WHAT NEEDS TO BE DONE: Give back exactly the lines from the start of the listing to the line containing "const centerLines = ['Recettes', 'réelles", inclusive, and nothing beyond them.

SUPPLIED INFORMATION:
>>>>>
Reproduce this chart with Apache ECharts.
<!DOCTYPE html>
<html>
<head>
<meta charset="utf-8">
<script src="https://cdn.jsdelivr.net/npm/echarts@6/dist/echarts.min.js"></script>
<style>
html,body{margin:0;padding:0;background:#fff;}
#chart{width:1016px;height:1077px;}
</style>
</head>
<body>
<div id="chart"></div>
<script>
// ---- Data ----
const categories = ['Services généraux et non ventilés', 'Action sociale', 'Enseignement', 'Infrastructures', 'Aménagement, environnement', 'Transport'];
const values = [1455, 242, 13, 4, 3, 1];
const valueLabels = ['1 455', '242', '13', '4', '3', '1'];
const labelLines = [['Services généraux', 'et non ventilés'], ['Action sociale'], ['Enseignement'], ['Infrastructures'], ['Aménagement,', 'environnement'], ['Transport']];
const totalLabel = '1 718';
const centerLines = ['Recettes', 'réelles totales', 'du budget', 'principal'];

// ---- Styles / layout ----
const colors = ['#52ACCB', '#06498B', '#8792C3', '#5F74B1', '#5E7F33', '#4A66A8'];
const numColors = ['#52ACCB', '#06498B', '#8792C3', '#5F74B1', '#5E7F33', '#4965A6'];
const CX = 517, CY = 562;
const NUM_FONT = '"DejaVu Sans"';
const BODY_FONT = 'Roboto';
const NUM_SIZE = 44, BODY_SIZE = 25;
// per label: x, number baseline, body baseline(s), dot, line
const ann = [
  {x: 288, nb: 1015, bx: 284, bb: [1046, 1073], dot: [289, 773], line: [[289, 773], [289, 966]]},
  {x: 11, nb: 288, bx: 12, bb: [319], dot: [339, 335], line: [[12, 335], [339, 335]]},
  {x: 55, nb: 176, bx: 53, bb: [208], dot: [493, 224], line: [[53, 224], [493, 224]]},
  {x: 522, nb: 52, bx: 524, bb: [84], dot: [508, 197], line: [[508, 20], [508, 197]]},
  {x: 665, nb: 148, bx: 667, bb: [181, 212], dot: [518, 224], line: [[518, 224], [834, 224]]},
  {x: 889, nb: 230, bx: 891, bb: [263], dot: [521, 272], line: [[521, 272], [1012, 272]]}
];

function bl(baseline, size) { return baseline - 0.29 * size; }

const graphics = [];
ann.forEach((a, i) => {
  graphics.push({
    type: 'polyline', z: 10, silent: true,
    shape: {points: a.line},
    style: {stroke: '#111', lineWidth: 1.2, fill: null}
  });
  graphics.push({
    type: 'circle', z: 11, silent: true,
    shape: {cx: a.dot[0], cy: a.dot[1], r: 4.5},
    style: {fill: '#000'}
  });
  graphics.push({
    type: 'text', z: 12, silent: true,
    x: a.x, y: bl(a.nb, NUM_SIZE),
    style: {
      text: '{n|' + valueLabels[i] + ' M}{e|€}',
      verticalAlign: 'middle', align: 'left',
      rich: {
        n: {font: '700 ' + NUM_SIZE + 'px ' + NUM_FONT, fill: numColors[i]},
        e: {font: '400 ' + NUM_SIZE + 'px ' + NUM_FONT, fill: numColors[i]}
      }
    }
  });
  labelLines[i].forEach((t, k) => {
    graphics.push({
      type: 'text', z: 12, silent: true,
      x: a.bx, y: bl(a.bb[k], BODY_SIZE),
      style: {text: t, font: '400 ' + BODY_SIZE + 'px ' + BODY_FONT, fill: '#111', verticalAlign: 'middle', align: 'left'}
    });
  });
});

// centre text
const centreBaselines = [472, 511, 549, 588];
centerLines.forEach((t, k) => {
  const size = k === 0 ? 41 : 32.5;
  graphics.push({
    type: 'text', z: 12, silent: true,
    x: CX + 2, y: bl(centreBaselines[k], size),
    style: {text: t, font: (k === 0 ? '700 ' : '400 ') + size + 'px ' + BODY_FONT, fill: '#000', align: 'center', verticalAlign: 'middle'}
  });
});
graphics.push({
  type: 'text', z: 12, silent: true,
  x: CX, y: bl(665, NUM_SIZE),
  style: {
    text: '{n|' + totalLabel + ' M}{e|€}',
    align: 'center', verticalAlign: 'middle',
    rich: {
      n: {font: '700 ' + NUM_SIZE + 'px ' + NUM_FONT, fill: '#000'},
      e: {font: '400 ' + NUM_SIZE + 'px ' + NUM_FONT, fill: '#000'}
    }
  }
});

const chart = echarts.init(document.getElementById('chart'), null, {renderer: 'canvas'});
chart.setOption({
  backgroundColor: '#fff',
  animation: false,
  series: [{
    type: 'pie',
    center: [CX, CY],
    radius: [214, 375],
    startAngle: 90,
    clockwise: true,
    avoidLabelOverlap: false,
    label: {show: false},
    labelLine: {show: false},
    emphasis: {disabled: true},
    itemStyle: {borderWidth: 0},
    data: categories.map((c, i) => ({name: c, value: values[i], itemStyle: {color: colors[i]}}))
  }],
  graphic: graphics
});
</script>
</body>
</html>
<<<<<
RESULT FOR THIS TASK:
Reproduce this chart with Apache ECharts.
<!DOCTYPE html>
<html>
<head>
<meta charset="utf-8">
<script src="https://cdn.jsdelivr.net/npm/echarts@6/dist/echarts.min.js"></script>
<style>
html,body{margin:0;padding:0;background:#fff;}
#chart{width:1016px;height:1077px;}
</style>
</head>
<body>
<div id="chart"></div>
<script>
// ---- Data ----
const categories = ['Services généraux et non ventilés', 'Action sociale', 'Enseignement', 'Infrastructures', 'Aménagement, environnement', 'Transport'];
const values = [1455, 242, 13, 4, 3, 1];
const valueLabels = ['1 455', '242', '13', '4', '3', '1'];
const labelLines = [['Services généraux', 'et non ventilés'], ['Action sociale'], ['Enseignement'], ['Infrastructures'], ['Aménagement,', 'environnement'], ['Transport']];
const totalLabel = '1 718';
const centerLines = ['Recettes', 'réelles totales', 'du budget', 'principal'];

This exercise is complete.